La chambre disciplinaire qui est appelée à juger, en première instance et en degré d’appel, les affaires disciplinaires concernant les juges de la Cour suprême polonaise et les juges des juridictions de droit commun, ne satisfait pas aux garanties d’indépendance et d’impartialité requises. La CJUE relève tout d’abord que la mise en place de la chambre disciplinaire s’inscrit dans un contexte global de réformes du pouvoir judiciaire polonais qui « a engendré une rupture structurelle ne permettant plus de préserver l’apparence d’indépendance et d’impartialité de la justice et la confiance que les juridictions se doivent d’inspirer dans une société démocratique ni d’écarter tout doute légitime, dans l’esprit des justiciables, quant à l’imperméabilité de la chambre disciplinaire à l’égard d’éléments extérieurs et à sa neutralité par rapport aux intérêts qui s’affrontent » (64, et voir aussi 112). Puis elle passe à l’examen des caractéristiques de la chambre disciplinaire. Elle insiste, par exemple, sur le fait que le processus de nomination des juges à la Cour suprême, dont ceux des membres de la chambre disciplinaire, est essentiellement déterminé par un organe qui a été fortement remanié par les pouvoirs exécutif et législatif polonais et dont l’indépendance peut engendrer « des doutes légitimes » (108). Selon une jurisprudence bien établie, le seul fait que les juges concernés soient nommés par le président de la République d’un État n’est pas de nature à créer une dépendance de ces derniers à son égard ni à engendrer des doutes quant à leur impartialité, si les conditions de fond et les procédures relatives aux  décisions de nomination « permettent d’exclure non seulement toute influence directe, sous forme d’instructions, mais également les formes d’influence plus indirecte susceptibles d’orienter les décisions des juges concernés » (98).

La CJUE remarque ensuite que le régime disciplinaire prévu par la loi polonaise permet de qualifier d’infraction disciplinaire le contenu des décisions judiciaires adoptées par les juges des juridictions de droit commun.

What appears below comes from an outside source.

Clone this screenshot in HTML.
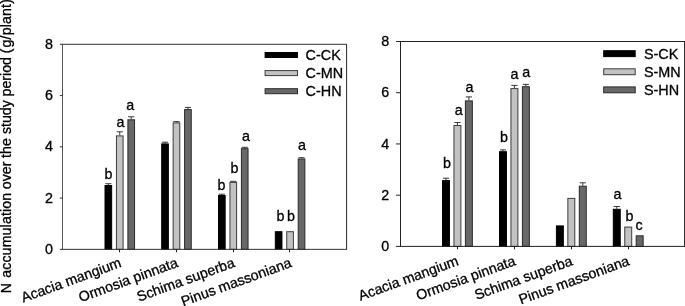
<!DOCTYPE html>
<html><head><meta charset="utf-8"><title>chart</title>
<style>html,body{margin:0;padding:0;background:#fff;}body{width:685px;height:306px;overflow:hidden;font-family:"Liberation Sans", sans-serif;}svg{display:block;will-change:transform}text{stroke:#000;stroke-width:0.3px}</style>
</head><body>
<svg width="685" height="306" viewBox="0 0 685 306" font-family='"Liberation Sans", sans-serif' font-size="14.3" fill="#000">
<rect width="685" height="306" fill="#fff"/>
<text transform="translate(11,293.20) rotate(-90)" font-size="14.15" letter-spacing="0">N</text>
<text transform="translate(11,277.85) rotate(-90)" font-size="14.15" letter-spacing="0.155">accumulation</text>
<text transform="translate(11,189.14) rotate(-90)" font-size="14.15" letter-spacing="0">over</text>
<text transform="translate(11,157.89) rotate(-90)" font-size="14.15" letter-spacing="0">the</text>
<text transform="translate(11,133.99) rotate(-90)" font-size="14.15" letter-spacing="0">study</text>
<text transform="translate(11,96.43) rotate(-90)" font-size="14.15" letter-spacing="0">period</text>
<text transform="translate(11,53.36) rotate(-90)" font-size="14.15" letter-spacing="0">(</text>
<text transform="translate(11,47.45) rotate(-90)" font-size="14.15" letter-spacing="0.17">g/plant)</text>
<path d="M108.33 185.00V183.70M105.23 183.70H111.42" stroke="#222" stroke-width="0.9" fill="none"/>
<rect x="105.00" y="185.50" width="6.65" height="63.85" fill="#000" stroke="#000" stroke-width="1.0"/>
<path d="M119.78 135.40V131.80M116.68 131.80H122.88" stroke="#222" stroke-width="0.9" fill="none"/>
<rect x="116.45" y="135.90" width="6.65" height="113.45" fill="#c2c2c2" stroke="#3c3c3c" stroke-width="1.0"/>
<path d="M131.22 119.30V116.80M128.12 116.80H134.32" stroke="#222" stroke-width="0.9" fill="none"/>
<rect x="127.90" y="119.80" width="6.65" height="129.55" fill="#686868" stroke="#2a2a2a" stroke-width="1.0"/>
<text x="108.4" y="179.4" text-anchor="middle">b</text>
<text x="120.5" y="126.6" text-anchor="middle">a</text>
<text x="130.3" y="110.1" text-anchor="middle">a</text>
<path d="M165.02 143.40V142.20M161.92 142.20H168.12" stroke="#222" stroke-width="0.9" fill="none"/>
<rect x="161.70" y="143.90" width="6.65" height="105.45" fill="#000" stroke="#000" stroke-width="1.0"/>
<path d="M176.47 122.40V121.60M173.37 121.60H179.57" stroke="#222" stroke-width="0.9" fill="none"/>
<rect x="173.15" y="122.90" width="6.65" height="126.45" fill="#c2c2c2" stroke="#3c3c3c" stroke-width="1.0"/>
<path d="M187.92 109.10V107.40M184.82 107.40H191.02" stroke="#222" stroke-width="0.9" fill="none"/>
<rect x="184.60" y="109.60" width="6.65" height="139.75" fill="#686868" stroke="#2a2a2a" stroke-width="1.0"/>
<path d="M221.82 195.00V194.20M218.72 194.20H224.92" stroke="#222" stroke-width="0.9" fill="none"/>
<rect x="218.50" y="195.50" width="6.65" height="53.85" fill="#000" stroke="#000" stroke-width="1.0"/>
<path d="M233.27 181.90V181.30M230.17 181.30H236.37" stroke="#222" stroke-width="0.9" fill="none"/>
<rect x="229.95" y="182.40" width="6.65" height="66.95" fill="#c2c2c2" stroke="#3c3c3c" stroke-width="1.0"/>
<path d="M244.72 148.20V147.30M241.62 147.30H247.82" stroke="#222" stroke-width="0.9" fill="none"/>
<rect x="241.40" y="148.70" width="6.65" height="100.65" fill="#686868" stroke="#2a2a2a" stroke-width="1.0"/>
<text x="221.5" y="190.3" text-anchor="middle">b</text>
<text x="234.4" y="173.4" text-anchor="middle">b</text>
<text x="246" y="140.7" text-anchor="middle">a</text>
<rect x="275.30" y="231.70" width="6.65" height="17.65" fill="#000" stroke="#000" stroke-width="1.0"/>
<rect x="286.75" y="231.70" width="6.65" height="17.65" fill="#c2c2c2" stroke="#3c3c3c" stroke-width="1.0"/>
<path d="M301.52 158.50V157.70M298.42 157.70H304.62" stroke="#222" stroke-width="0.9" fill="none"/>
<rect x="298.20" y="159.00" width="6.65" height="90.35" fill="#686868" stroke="#2a2a2a" stroke-width="1.0"/>
<text x="280.4" y="221.2" text-anchor="middle">b</text>
<text x="291.1" y="221.2" text-anchor="middle">b</text>
<text x="302" y="150.4" text-anchor="middle">a</text>
<path d="M62.5 44.3V249.35" stroke="#555" stroke-width="1" fill="none"/>
<path d="M346.55 44.3V249.35" stroke="#3a3a3a" stroke-width="1.1" fill="none"/>
<path d="M62.0 44.3H347.05M62.0 249.35H347.05" stroke="#333" stroke-width="1" fill="none"/>
<path d="M59.8 249.35H62.5" stroke="#333" stroke-width="1"/>
<text x="52.9" y="254.00" text-anchor="end">0</text>
<path d="M59.8 198.09H62.5" stroke="#333" stroke-width="1"/>
<text x="52.9" y="202.74" text-anchor="end">2</text>
<path d="M59.8 146.82H62.5" stroke="#333" stroke-width="1"/>
<text x="52.9" y="151.47" text-anchor="end">4</text>
<path d="M59.8 95.56H62.5" stroke="#333" stroke-width="1"/>
<text x="52.9" y="100.21" text-anchor="end">6</text>
<path d="M59.8 44.30H62.5" stroke="#333" stroke-width="1"/>
<text x="52.9" y="48.95" text-anchor="end">8</text>
<path d="M119.50 249.35V252.25" stroke="#222" stroke-width="1"/>
<text transform="translate(122.28,266.55) rotate(-20)" text-anchor="end" font-size="14.25">Acacia mangium</text>
<path d="M176.50 249.35V252.25" stroke="#222" stroke-width="1"/>
<text transform="translate(178.97,266.55) rotate(-20)" text-anchor="end" font-size="14.25">Ormosia pinnata</text>
<path d="M233.50 249.35V252.25" stroke="#222" stroke-width="1"/>
<text transform="translate(235.77,266.55) rotate(-20)" text-anchor="end" font-size="14.25">Schima superba</text>
<path d="M289.50 249.35V252.25" stroke="#222" stroke-width="1"/>
<text transform="translate(292.57,266.55) rotate(-20)" text-anchor="end" font-size="14.25">Pinus massoniana</text>
<rect x="265.10" y="52.50" width="32.40" height="5.00" fill="#000" stroke="#000" stroke-width="1.0"/>
<text x="305.6" y="60.00" font-size="14.4">C-CK</text>
<rect x="265.10" y="70.60" width="32.40" height="5.00" fill="#c2c2c2" stroke="#3c3c3c" stroke-width="1.0"/>
<text x="305.6" y="78.10" font-size="14.4">C-MN</text>
<rect x="265.10" y="88.70" width="32.40" height="5.00" fill="#686868" stroke="#2a2a2a" stroke-width="1.0"/>
<text x="305.6" y="96.20" font-size="14.4">C-HN</text>
<path d="M445.98 180.10V178.20M442.88 178.20H449.08" stroke="#222" stroke-width="0.9" fill="none"/>
<rect x="442.50" y="180.60" width="6.95" height="65.80" fill="#000" stroke="#000" stroke-width="1.0"/>
<path d="M457.43 125.00V122.50M454.32 122.50H460.53" stroke="#222" stroke-width="0.9" fill="none"/>
<rect x="453.95" y="125.50" width="6.95" height="120.90" fill="#c2c2c2" stroke="#3c3c3c" stroke-width="1.0"/>
<path d="M468.88 100.40V96.90M465.77 96.90H471.98" stroke="#222" stroke-width="0.9" fill="none"/>
<rect x="465.40" y="100.90" width="6.95" height="145.50" fill="#686868" stroke="#2a2a2a" stroke-width="1.0"/>
<text x="447.1" y="167.9" text-anchor="middle">b</text>
<text x="458.8" y="115" text-anchor="middle">a</text>
<text x="469.4" y="91.8" text-anchor="middle">a</text>
<path d="M502.98 151.20V149.90M499.88 149.90H506.08" stroke="#222" stroke-width="0.9" fill="none"/>
<rect x="499.50" y="151.70" width="6.95" height="94.70" fill="#000" stroke="#000" stroke-width="1.0"/>
<path d="M514.42 88.10V85.40M511.32 85.40H517.52" stroke="#222" stroke-width="0.9" fill="none"/>
<rect x="510.95" y="88.60" width="6.95" height="157.80" fill="#c2c2c2" stroke="#3c3c3c" stroke-width="1.0"/>
<path d="M525.88 86.20V84.40M522.77 84.40H528.98" stroke="#222" stroke-width="0.9" fill="none"/>
<rect x="522.40" y="86.70" width="6.95" height="159.70" fill="#686868" stroke="#2a2a2a" stroke-width="1.0"/>
<text x="503.9" y="142.4" text-anchor="middle">b</text>
<text x="514.4" y="79.3" text-anchor="middle">a</text>
<text x="526.2" y="76.6" text-anchor="middle">a</text>
<rect x="556.40" y="225.90" width="6.95" height="20.50" fill="#000" stroke="#000" stroke-width="1.0"/>
<rect x="567.85" y="198.40" width="6.95" height="48.00" fill="#c2c2c2" stroke="#3c3c3c" stroke-width="1.0"/>
<path d="M582.77 185.70V182.80M579.67 182.80H585.88" stroke="#222" stroke-width="0.9" fill="none"/>
<rect x="579.30" y="186.20" width="6.95" height="60.20" fill="#686868" stroke="#2a2a2a" stroke-width="1.0"/>
<path d="M616.77 208.80V206.50M613.67 206.50H619.88" stroke="#222" stroke-width="0.9" fill="none"/>
<rect x="613.30" y="209.30" width="6.95" height="37.10" fill="#000" stroke="#000" stroke-width="1.0"/>
<rect x="624.75" y="227.10" width="6.95" height="19.30" fill="#c2c2c2" stroke="#3c3c3c" stroke-width="1.0"/>
<rect x="636.20" y="235.80" width="6.95" height="10.60" fill="#686868" stroke="#2a2a2a" stroke-width="1.0"/>
<text x="617.5" y="199.1" text-anchor="middle">a</text>
<text x="629.4" y="220.9" text-anchor="middle">b</text>
<text x="639" y="229.7" text-anchor="middle">c</text>
<path d="M400.5 41.5V246.4" stroke="#222" stroke-width="1" fill="none"/>
<path d="M684.6 41.5V246.4" stroke="#222" stroke-width="1.1" fill="none"/>
<path d="M400.0 41.5H685.1M400.0 246.4H685.1" stroke="#222" stroke-width="1" fill="none"/>
<path d="M396.1 246.40H400.5" stroke="#222" stroke-width="1"/>
<text x="389.2" y="251.05" text-anchor="end">0</text>
<path d="M396.1 195.18H400.5" stroke="#222" stroke-width="1"/>
<text x="389.2" y="199.83" text-anchor="end">2</text>
<path d="M396.1 143.95H400.5" stroke="#222" stroke-width="1"/>
<text x="389.2" y="148.60" text-anchor="end">4</text>
<path d="M396.1 92.72H400.5" stroke="#222" stroke-width="1"/>
<text x="389.2" y="97.38" text-anchor="end">6</text>
<path d="M396.1 41.50H400.5" stroke="#222" stroke-width="1"/>
<text x="389.2" y="46.15" text-anchor="end">8</text>
<path d="M457.50 246.4V249.3" stroke="#222" stroke-width="1"/>
<text transform="translate(459.53,264.70) rotate(-20)" text-anchor="end" font-size="14.25">Acacia mangium</text>
<path d="M514.50 246.4V249.3" stroke="#222" stroke-width="1"/>
<text transform="translate(516.52,264.70) rotate(-20)" text-anchor="end" font-size="14.25">Ormosia pinnata</text>
<path d="M571.50 246.4V249.3" stroke="#222" stroke-width="1"/>
<text transform="translate(573.43,264.70) rotate(-20)" text-anchor="end" font-size="14.25">Schima superba</text>
<path d="M628.50 246.4V249.3" stroke="#222" stroke-width="1"/>
<text transform="translate(630.33,264.70) rotate(-20)" text-anchor="end" font-size="14.25">Pinus massoniana</text>
<rect x="603.70" y="50.70" width="31.50" height="5.90" fill="#000" stroke="#000" stroke-width="1.0"/>
<text x="643.9" y="58.65" font-size="14.4">S-CK</text>
<rect x="603.70" y="68.80" width="31.50" height="5.90" fill="#c2c2c2" stroke="#3c3c3c" stroke-width="1.0"/>
<text x="643.9" y="76.75" font-size="14.4">S-MN</text>
<rect x="603.70" y="86.90" width="31.50" height="5.90" fill="#686868" stroke="#2a2a2a" stroke-width="1.0"/>
<text x="643.9" y="94.85" font-size="14.4">S-HN</text>
</svg>
</body></html>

La protection de l’indépendance des juges ne signifie pas l’irresponsabilité disciplinaire d’un juge car dans certains cas, sa responsabilité doit pouvoir être engagée à la suite de ses décisions judiciaires adoptées par celui-ci et ne sert pas à « cautionner d’éventuelles conduites graves et totalement inexcusables » (137). Mais, ajoute la Cour, « il apparaît essentiel, aux fins de préserver cette même indépendance et d’éviter de la sorte que le régime disciplinaire puisse être détourné de ses finalités légitimes et utilisé à des fins de contrôle politique des décisions judiciaires ou de pression sur les juges, que le fait qu’une décision judiciaire comporte une éventuelle erreur dans l’interprétation et l’application des règles de droit national et de l’Union, ou dans l’appréciation des faits et l’évaluation des preuves, ne puisse, à lui seul, conduire à engager la responsabilité disciplinaire du juge concerné » (138). Par conséquent il doit être prévu par la loi des règles « qui définissent, de manière suffisamment claire et précise, les comportements susceptibles d’engager la responsabilité disciplinaire des juges, afin de garantir l’indépendance inhérente à leur mission et d’éviter qu’ils ne soient exposés au risque que leur responsabilité disciplinaire soit engagée du seul fait de leur décision ». Ce qui n’est pas le cas de la loi polonaise.

Autre grief fait à la Pologne : celle-ci n’a pas garanti que les poursuites disciplinaires dirigées contre les juges des juridictions de droit commun soient examinées dans un délai raisonnable et n’a pas assuré le respect des droits de la défense des juges mis en cause, portant ainsi atteinte à leur indépendance (194,197,213).

Enfin, « last but not least », les juges polonais peuvent fait l’objet de procédures disciplinaires du simple fait qu’ils ont décidé de saisir la Cour de Justice de l’Union Européenne d’un renvoi préjudiciel, ce qui porte atteinte à leur droit et/ou à leur obligation, d’interroger la Cour ainsi qu’au système de coopération entre les juridictions nationales et la Cour institué par les traités afin d’assurer l’unité d’interprétation et l’application du droit de l’UE (225,226,229,230).


C'est pourquoi la Cour juge justifié le recours en manquement d’Etat contre la Pologne.